[SOLVED] Maximum InnoDB table size

Hello,

I am currently doing some benchmarks for the launch of an online service and I was just concerned about InnoDB maximum table size. I am not touching the topic for performance at the moment.

So my question is quite simple and I think many people already asked it:

  • What is the maximum possible size for an InnoDB table?

I have found the easy answer which is 64 TB, but I want to dig a bit to find a real proper answer.

First, I should think that the file system of the server will bring limits. Ext3 can handle maximum 2TB per file and maximum 32 TB for the entire file system with 8k blocks. So this already narrows it to 32TB in my case. Is this a first hard limit that will hit me?

Second, as far as I understood it is possible to place InnoDB files in various system name spaces. One thing I did not understand is how can I specify to InnoDB to store files of X MB (<2TB) for the first 32TB on A device and then continue with extra files of X MB (<2TB) for the second 32 TB and so on.

Third, last but not least what happens when the limit of 32 TB is reached for a table?

I know this is purely paper questions, but I prefer to know before so I can take the right decision and not regret that I have not spent this time now to think on this.

Any hint is most welcome.

  • Greg

w00t wrote on Thu, 03 February 2011 16:40

You should, because that is what’s going to be your limit.

w00t wrote on Thu, 03 February 2011 16:40

No because you are talking about one volume, if you have a server with this size of disk space you won’t have all this in one volume.
And besides you can change to run ext4, xfs or zfs which allows much larger volumes than ext3 if you need to.

w00t wrote on Thu, 03 February 2011 16:40

You specify the home dir to be empty which means that you have to specify the absolute path to all the data files you define since the entire path is a concatenation of the two. E.g:

innodb_data_home_dir =#innodb_data_file_path = /volume1/db/ibdata1:2000M; … ;/volume10/db/ibdata2:2000M:autoextend#

w00t wrote on Thu, 03 February 2011 16:40

You will get a:
manual

w00t wrote on Thu, 03 February 2011 16:40

Yes it is, and frankly all these numbers are so large that they don’t pose a problem and I would be really surprised if you hit them.

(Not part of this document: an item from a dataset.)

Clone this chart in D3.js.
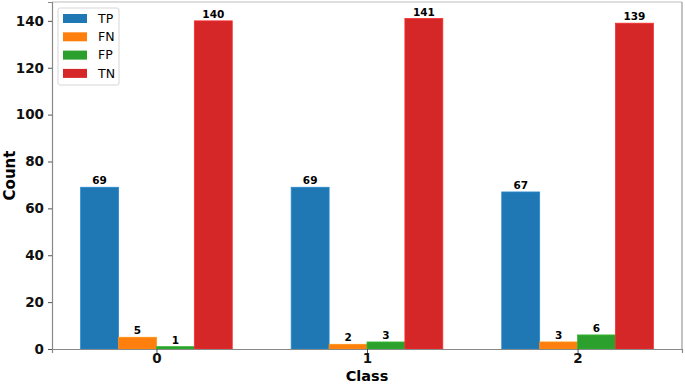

The real problem is performance, since you very seldom have the luxury of having an application with a gigantic database that only uses a few percent of it regularly and you can wait for an answer for a couple of days or a week (or longer) if you have a larger query.

Thanks for your reply.

I am very aware of performance issues. In my experience, I think the rule of thumb (or the dumb rule) idea is that until you can have your database fitting in your memory and have a fair CPU performance and quick storage back-end, things are easy to do and performance isn’t a big concern.

I am aware of EXT4, XFS or ZFS. As much as it’s probably the most extensible FS, ZFS on Linux is a no go because it’s partial support in my opinion. I think EXT4 is a good candidate, but still very young, truly XFS seems to be mature and stable, so right yes, this is one problem solved.

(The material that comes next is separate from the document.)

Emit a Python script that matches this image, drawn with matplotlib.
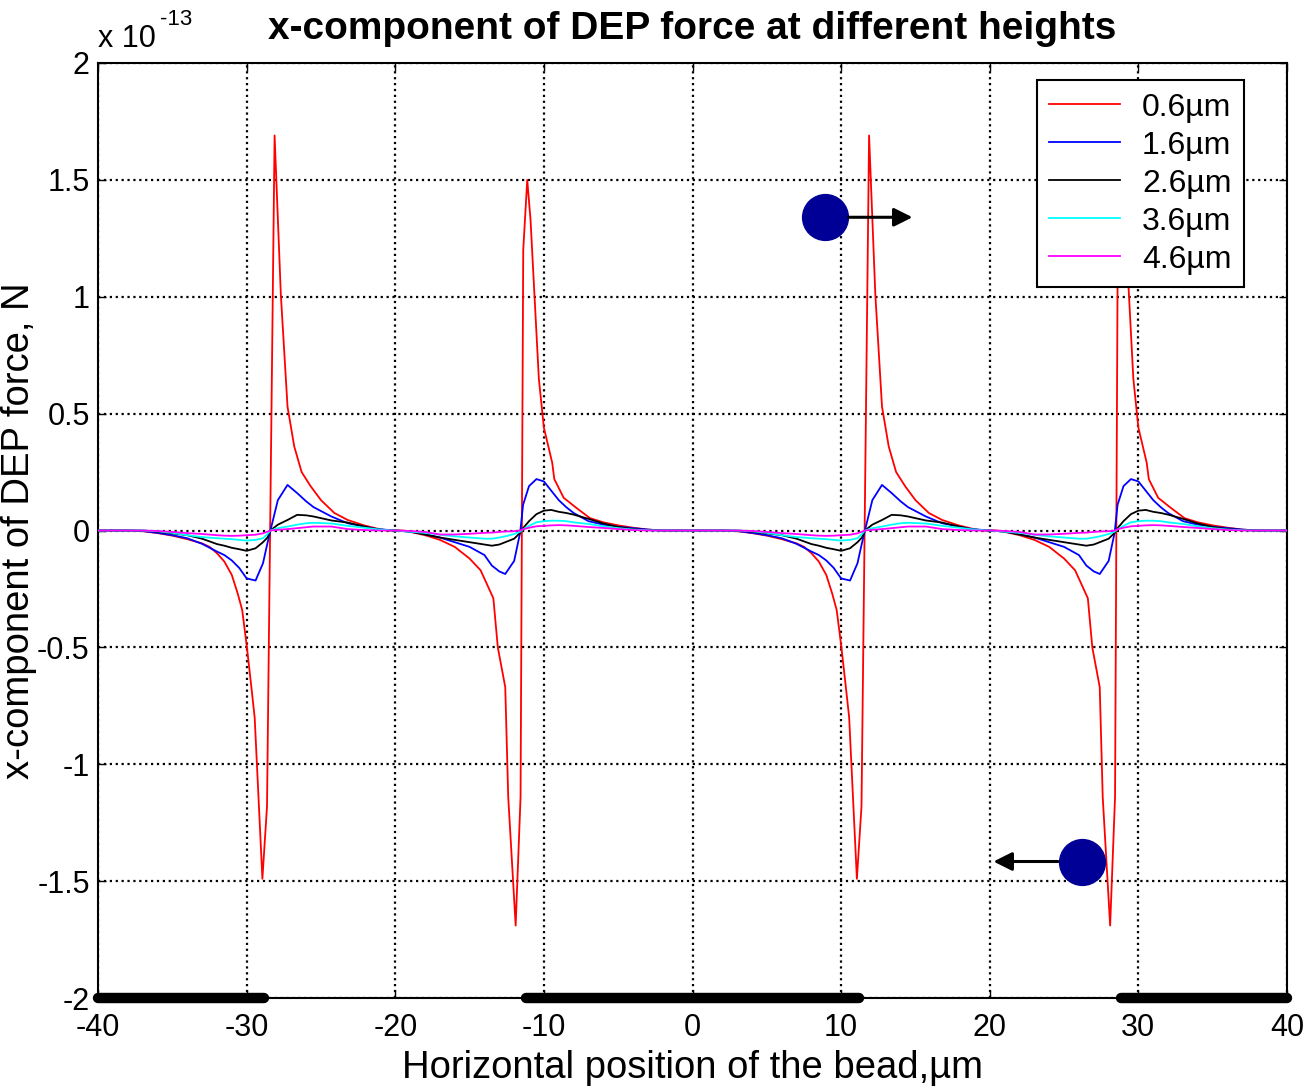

Ok, one can separate InnoDB in two files in two different FS. This said, is two is the maximum of files and can it be done afterwards, I mean when these files are already partially filled? I understand that for huge DB, sharding and multiple-copies for performance is the way to go.

My question were more to make sure the right approach is taken now and that things can be addressed later on rather than the opposite.

  • Greg

Yes you seldom have any performance problems as long as the database fits in RAM. The severe problem arises when the size of the indexes alone are so large that they don’t fit in RAM. The random read access pattern of indexes does not scale well on normal harddrives (SSD reduces this problem but they are still pricey).

w00t wrote on Mon, 07 February 2011 09:46

I’ve only had good experiences with EXT4 but yes it is younger and you also need to make sure that backup/restore solution etc can handle it properly.

w00t wrote on Mon, 07 February 2011 09:46

No two is not the maximum, my " … " in the middle and and volum1 … volume10 was meant to symbolize an arbitrary nr of data files.
There is however some upper limit to how long this string can be IIRC.

You can easily add data files later, but removing them is very difficult, basically involving dumping out all data, recreating the data files smaller/fewer and then import all the data again, which can be not feasible if you have a very large database due to the time this would take.